Copyright 2006 P.G. Publishing Co.

By KEN KAYE
Pittsburgh Post-Gazette (Pennsylvania)

ORLANDO, Fla. — If a hurricane similar to Katrina slams the U.S. coastline this year, federal officials promise that they will be ready with a much more rapid, comprehensive and compassionate response.

“I give you my personal guarantee that we are going to be ready,” R. David Paulison, acting director of the Federal Emergency Management Agency, or FEMA, told about 2,000 participants of the National Hurricane Conference yesterday. “We are going to do what we have to do to be ready for this season.”

But there’s a problem: Federal administrators insist that local emergency managers be the “first responders,” identify areas of worst need and determine how much food and water should be delivered. Mr. Paulison also emphasized that residents must learn to be self-sufficient for up to a week after a disaster.

“You shouldn’t have people standing in lines only 12 hours after a storm, waiting for ice and water, as we had in Miami with Wilma,” he said.

FEMA’s demands might not be realistic, some officials in Florida said. For instance, if Wilma had hit as Category 4 hurricane instead of a Category 2 in October, it would have destroyed hundreds of thousands of homes and left a disaster so massive that local governments might have been paralyzed, said Tony Carper, Broward County’s emergency management director. “That’s when the federal government has to take a leadership role and step in,” he said.

As it was, Wilma left more than 10,000 homes in South Florida severely damaged, and Broward, Palm Beach and Miami-Dade counties spent millions to provide food, water and ice.

Vince Bonvento, Palm Beach County assistant administrator, said no matter what, the county would respond to a hurricane and hope that federal help arrives quickly. “But that hasn’t been the history,” he said.

Mr. Paulison and his boss, Homeland Security Secretary Michael Chertoff, insisted that the miserable response to Katrina will not happen again. Mr. Paulison said that among the many federal actions in motion are stockpiling food, water and emergency supplies and ensuring that the supplies can be quickly transported to a disaster scene.

He also said FEMA has developed an improved tracking system that relies on GPS devices to closely monitor where supplies and relief funds go, “to cut down on fraud.”

Mr. Chertoff added that the federal coordination with local and state officials will be improved, that emergency teams will hold exercises to practice responding and that the recovery phase will attempt to better utilize small and minority businesses.

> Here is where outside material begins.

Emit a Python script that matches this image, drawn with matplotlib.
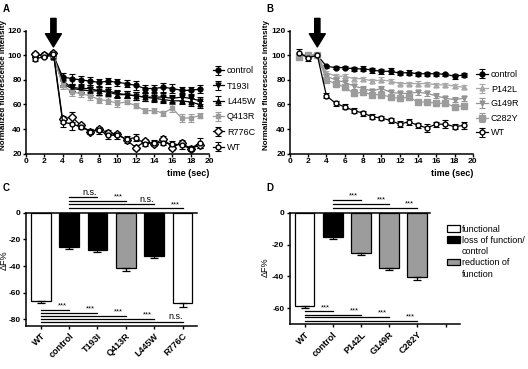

He also said the federal government would push oil companies to ensure that gas stations use generators to remain open and that trucks deliver enough fuel. “We’re going to be better prepared for this hurricane season than any other prior year,” Mr. Chertoff said.

Yet both Mr. Paulison and Mr. Chertoff emphasized that all federal response plans rely on local and state officials to arrive first at a disaster scene, assess needs and then request federal assistance. “We are not first-responders,” Mr. Paulison said.

FEMA and the Bush administration were sharply criticized after tens of thousands of New Orleans residents were left homeless without food or water for as long as a week after Katrina. In the aftermath, ex-FEMA Director Michael Brown resigned.

A report by U.S. House investigators, released in February, ripped every level of government for the sluggish response after the levees broke.